Já para o advogado Eduardo Diamantino, sócio do Diamantino Advogados, a proposta "incluiu finalmente a possibilidade expressa do produtor rural requerer a sua recuperação judicial".
Pela proposta, o produtor, para obter o benefício deve comprovar que exerce atividade por no mínimo 2 (dois) anos, por meio da apresentação da Escrituração Contábil Fiscal - ECF, se pessoa jurídica, pela apresentação de Livro Caixa Digital do Produtor Rural - LCDPR, ou documento similar. Ainda, dispões sobre a possibilidade deste optar pelo plano de recuperação especial similar ao destinado aos microempresários individuais, mas desde que o saldo devedor não ultrapasse o valor de R$ 4,8 milhões.
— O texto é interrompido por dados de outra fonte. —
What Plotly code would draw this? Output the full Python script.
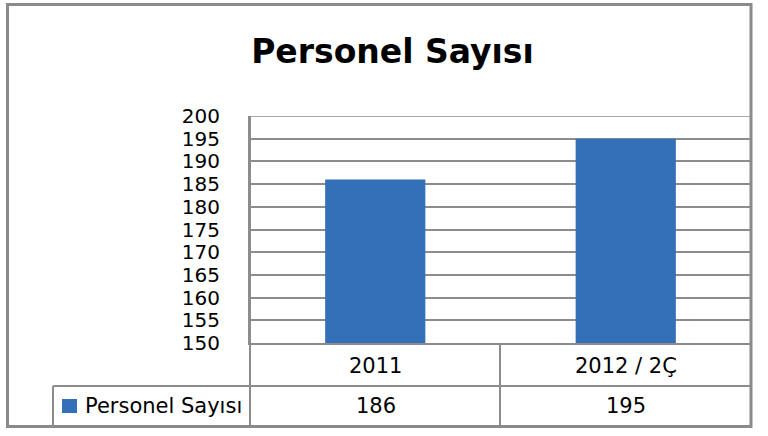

"Porém, nem tudo são flores. Isso porque o mesmo projeto visa a alteração da Lei n° 8.929/94 quanto a não sujeição da CPR -Física aos efeitos da recuperação judicial. Na emissão da CPR Física, o agricultor recebe dinheiro do investidor e garante pagar de volta com o produto (soja, milho, etc). A medida pode fazer sentido para o agente financiador, mas pode gerar desconforto ao produtor, pois como cumprirá a obrigação em caso da perda de safra? A proposta até tenta trazer algum alento porque discorre que em caso de força maior é possível obter a suspensão da obrigação, porém determina que caberá ao MAPA definir o que será hipótese de caso fortuito e de força maior. Isto é, a norma tal como está acaba gerando uma insegurança jurídica, porque, por mero ato administrativo (portaria) poderão ser alterados os critérios legais, o que não faz muito sentido, ainda mais quando esse órgão está sujeito a pressões políticas. Melhor seria se a lei trouxesse rol com critérios objetivos e razoáveis, ainda que caráter exemplificativo", explica.
Mas, segundo ele, isso nem de longe é o pior. "O projeto discorre ainda que o crédito rural (Lei n. 4.829/65) também não se sujeitará aos efeitos da medida. Esse fato torna a recuperação do pequeno produtor inviável, já que boa parcela dos recursos obtidos vem dessa forma de financiamento. Esperamos que no Senado tais questões sejam revistas porque, nos moldes atuais, a lei será para poucos", conclui.